AIM
Without including any pictures, write out all the entries exactly.

Plotting code records
--- START ---

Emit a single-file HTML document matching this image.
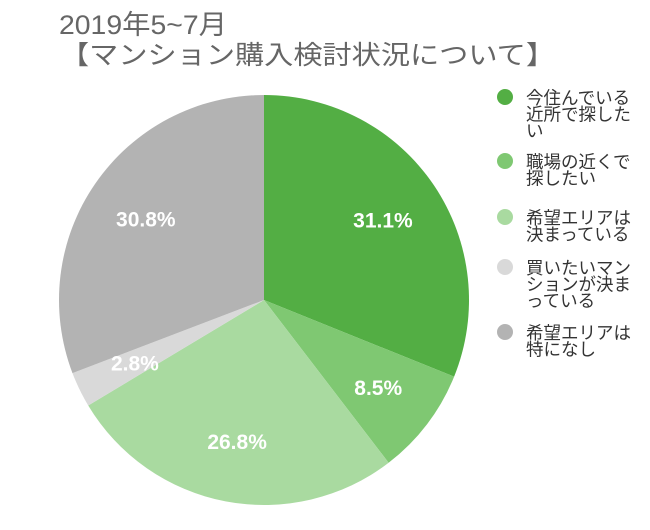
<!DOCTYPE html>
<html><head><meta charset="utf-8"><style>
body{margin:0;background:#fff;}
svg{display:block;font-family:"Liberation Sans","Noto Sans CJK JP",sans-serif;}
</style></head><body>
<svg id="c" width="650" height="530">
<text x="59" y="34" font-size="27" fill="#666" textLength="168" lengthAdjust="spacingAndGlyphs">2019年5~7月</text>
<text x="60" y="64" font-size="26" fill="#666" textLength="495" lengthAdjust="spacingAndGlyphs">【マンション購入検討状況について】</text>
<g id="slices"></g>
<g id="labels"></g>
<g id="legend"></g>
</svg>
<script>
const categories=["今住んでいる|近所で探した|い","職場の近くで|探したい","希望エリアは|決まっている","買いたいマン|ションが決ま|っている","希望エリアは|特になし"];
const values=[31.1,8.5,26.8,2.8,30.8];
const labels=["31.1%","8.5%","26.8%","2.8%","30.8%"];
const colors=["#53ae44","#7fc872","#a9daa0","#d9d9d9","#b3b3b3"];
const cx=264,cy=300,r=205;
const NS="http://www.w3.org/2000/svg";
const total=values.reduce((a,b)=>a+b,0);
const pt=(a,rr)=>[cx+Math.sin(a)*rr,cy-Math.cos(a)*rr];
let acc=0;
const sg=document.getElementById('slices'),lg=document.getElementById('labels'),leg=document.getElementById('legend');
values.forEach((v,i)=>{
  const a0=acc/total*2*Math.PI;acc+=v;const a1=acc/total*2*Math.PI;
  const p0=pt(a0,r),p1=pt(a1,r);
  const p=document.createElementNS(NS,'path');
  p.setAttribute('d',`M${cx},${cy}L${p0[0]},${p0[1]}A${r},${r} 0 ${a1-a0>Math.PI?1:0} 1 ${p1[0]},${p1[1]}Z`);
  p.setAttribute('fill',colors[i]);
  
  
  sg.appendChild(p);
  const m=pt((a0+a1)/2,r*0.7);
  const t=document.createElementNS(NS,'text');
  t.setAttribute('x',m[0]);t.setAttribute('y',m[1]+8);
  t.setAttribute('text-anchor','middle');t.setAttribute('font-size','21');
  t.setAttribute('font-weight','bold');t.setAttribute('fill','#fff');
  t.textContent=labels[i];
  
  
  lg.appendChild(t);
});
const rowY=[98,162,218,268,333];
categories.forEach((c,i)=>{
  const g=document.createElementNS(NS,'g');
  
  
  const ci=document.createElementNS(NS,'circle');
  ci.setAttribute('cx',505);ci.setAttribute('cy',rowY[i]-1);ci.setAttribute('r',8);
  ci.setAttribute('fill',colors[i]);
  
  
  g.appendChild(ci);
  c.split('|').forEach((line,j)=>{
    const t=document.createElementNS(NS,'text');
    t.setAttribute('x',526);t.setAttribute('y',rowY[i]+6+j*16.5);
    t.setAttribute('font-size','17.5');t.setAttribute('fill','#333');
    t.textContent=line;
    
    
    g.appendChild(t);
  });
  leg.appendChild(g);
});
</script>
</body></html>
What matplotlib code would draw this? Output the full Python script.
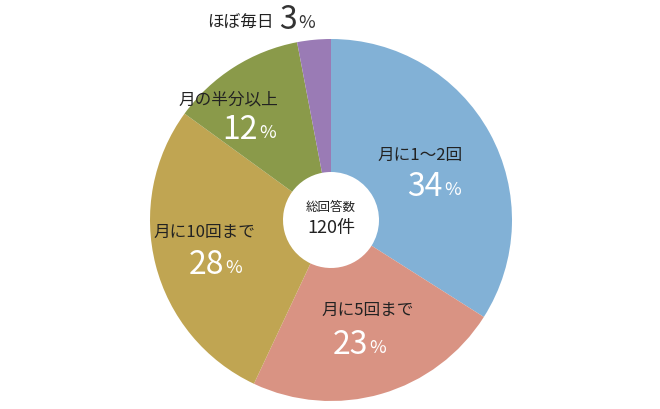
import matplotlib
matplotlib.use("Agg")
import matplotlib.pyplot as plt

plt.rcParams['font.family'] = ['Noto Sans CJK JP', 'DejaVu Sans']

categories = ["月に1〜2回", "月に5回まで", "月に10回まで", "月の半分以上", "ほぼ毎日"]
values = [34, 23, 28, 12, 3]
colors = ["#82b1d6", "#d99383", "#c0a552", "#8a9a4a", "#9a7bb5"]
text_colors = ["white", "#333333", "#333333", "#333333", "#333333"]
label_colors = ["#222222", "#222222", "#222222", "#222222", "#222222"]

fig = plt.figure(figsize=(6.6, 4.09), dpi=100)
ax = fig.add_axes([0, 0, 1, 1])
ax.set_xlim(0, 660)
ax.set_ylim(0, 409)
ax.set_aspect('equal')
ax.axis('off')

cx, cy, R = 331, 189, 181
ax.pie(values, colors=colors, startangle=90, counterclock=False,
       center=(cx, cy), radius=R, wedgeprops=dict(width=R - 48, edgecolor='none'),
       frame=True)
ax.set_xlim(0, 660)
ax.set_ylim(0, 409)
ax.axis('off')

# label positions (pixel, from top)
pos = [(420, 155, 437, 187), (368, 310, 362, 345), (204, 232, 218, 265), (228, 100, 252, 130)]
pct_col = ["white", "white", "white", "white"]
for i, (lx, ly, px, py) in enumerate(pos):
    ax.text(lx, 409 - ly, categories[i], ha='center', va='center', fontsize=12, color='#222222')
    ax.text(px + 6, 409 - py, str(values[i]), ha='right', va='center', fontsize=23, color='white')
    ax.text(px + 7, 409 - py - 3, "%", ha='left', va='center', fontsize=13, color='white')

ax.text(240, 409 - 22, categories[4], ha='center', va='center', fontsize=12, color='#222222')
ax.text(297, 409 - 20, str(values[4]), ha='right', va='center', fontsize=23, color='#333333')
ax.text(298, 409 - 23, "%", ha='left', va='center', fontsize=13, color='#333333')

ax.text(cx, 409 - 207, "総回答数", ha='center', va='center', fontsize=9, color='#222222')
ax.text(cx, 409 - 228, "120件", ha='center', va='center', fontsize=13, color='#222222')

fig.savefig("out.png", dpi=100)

--- END ---

SOLUTION TO THE PROBLEM
Emit a single-file HTML document matching this image.
<!DOCTYPE html>
<html><head><meta charset="utf-8"><style>
body{margin:0;background:#fff;}
svg{display:block;font-family:"Liberation Sans","Noto Sans CJK JP",sans-serif;}
</style></head><body>
<svg id="c" width="650" height="530">
<text x="59" y="34" font-size="27" fill="#666" textLength="168" lengthAdjust="spacingAndGlyphs">2019年5~7月</text>
<text x="60" y="64" font-size="26" fill="#666" textLength="495" lengthAdjust="spacingAndGlyphs">【マンション購入検討状況について】</text>
<g id="slices"></g>
<g id="labels"></g>
<g id="legend"></g>
</svg>
<script>
const categories=["今住んでいる|近所で探した|い","職場の近くで|探したい","希望エリアは|決まっている","買いたいマン|ションが決ま|っている","希望エリアは|特になし"];
const values=[31.1,8.5,26.8,2.8,30.8];
const labels=["31.1%","8.5%","26.8%","2.8%","30.8%"];
const colors=["#53ae44","#7fc872","#a9daa0","#d9d9d9","#b3b3b3"];
const cx=264,cy=300,r=205;
const NS="http://www.w3.org/2000/svg";
const total=values.reduce((a,b)=>a+b,0);
const pt=(a,rr)=>[cx+Math.sin(a)*rr,cy-Math.cos(a)*rr];
let acc=0;
const sg=document.getElementById('slices'),lg=document.getElementById('labels'),leg=document.getElementById('legend');
values.forEach((v,i)=>{
  const a0=acc/total*2*Math.PI;acc+=v;const a1=acc/total*2*Math.PI;
  const p0=pt(a0,r),p1=pt(a1,r);
  const p=document.createElementNS(NS,'path');
  p.setAttribute('d',`M${cx},${cy}L${p0[0]},${p0[1]}A${r},${r} 0 ${a1-a0>Math.PI?1:0} 1 ${p1[0]},${p1[1]}Z`);
  p.setAttribute('fill',colors[i]);
  
  
  sg.appendChild(p);
  const m=pt((a0+a1)/2,r*0.7);
  const t=document.createElementNS(NS,'text');
  t.setAttribute('x',m[0]);t.setAttribute('y',m[1]+8);
  t.setAttribute('text-anchor','middle');t.setAttribute('font-size','21');
  t.setAttribute('font-weight','bold');t.setAttribute('fill','#fff');
  t.textContent=labels[i];
  
  
  lg.appendChild(t);
});
const rowY=[98,162,218,268,333];
categories.forEach((c,i)=>{
  const g=document.createElementNS(NS,'g');
  
  
  const ci=document.createElementNS(NS,'circle');
  ci.setAttribute('cx',505);ci.setAttribute('cy',rowY[i]-1);ci.setAttribute('r',8);
  ci.setAttribute('fill',colors[i]);
  
  
  g.appendChild(ci);
  c.split('|').forEach((line,j)=>{
    const t=document.createElementNS(NS,'text');
    t.setAttribute('x',526);t.setAttribute('y',rowY[i]+6+j*16.5);
    t.setAttribute('font-size','17.5');t.setAttribute('fill','#333');
    t.textContent=line;
    
    
    g.appendChild(t);
  });
  leg.appendChild(g);
});
</script>
</body></html>
What matplotlib code would draw this? Output the full Python script.
import matplotlib
matplotlib.use("Agg")
import matplotlib.pyplot as plt

plt.rcParams['font.family'] = ['Noto Sans CJK JP', 'DejaVu Sans']

categories = ["月に1〜2回", "月に5回まで", "月に10回まで", "月の半分以上", "ほぼ毎日"]
values = [34, 23, 28, 12, 3]
colors = ["#82b1d6", "#d99383", "#c0a552", "#8a9a4a", "#9a7bb5"]
text_colors = ["white", "#333333", "#333333", "#333333", "#333333"]
label_colors = ["#222222", "#222222", "#222222", "#222222", "#222222"]

fig = plt.figure(figsize=(6.6, 4.09), dpi=100)
ax = fig.add_axes([0, 0, 1, 1])
ax.set_xlim(0, 660)
ax.set_ylim(0, 409)
ax.set_aspect('equal')
ax.axis('off')

cx, cy, R = 331, 189, 181
ax.pie(values, colors=colors, startangle=90, counterclock=False,
       center=(cx, cy), radius=R, wedgeprops=dict(width=R - 48, edgecolor='none'),
       frame=True)
ax.set_xlim(0, 660)
ax.set_ylim(0, 409)
ax.axis('off')

# label positions (pixel, from top)
pos = [(420, 155, 437, 187), (368, 310, 362, 345), (204, 232, 218, 265), (228, 100, 252, 130)]
pct_col = ["white", "white", "white", "white"]
for i, (lx, ly, px, py) in enumerate(pos):
    ax.text(lx, 409 - ly, categories[i], ha='center', va='center', fontsize=12, color='#222222')
    ax.text(px + 6, 409 - py, str(values[i]), ha='right', va='center', fontsize=23, color='white')
    ax.text(px + 7, 409 - py - 3, "%", ha='left', va='center', fontsize=13, color='white')

ax.text(240, 409 - 22, categories[4], ha='center', va='center', fontsize=12, color='#222222')
ax.text(297, 409 - 20, str(values[4]), ha='right', va='center', fontsize=23, color='#333333')
ax.text(298, 409 - 23, "%", ha='left', va='center', fontsize=13, color='#333333')

ax.text(cx, 409 - 207, "総回答数", ha='center', va='center', fontsize=9, color='#222222')
ax.text(cx, 409 - 228, "120件", ha='center', va='center', fontsize=13, color='#222222')

fig.savefig("out.png", dpi=100)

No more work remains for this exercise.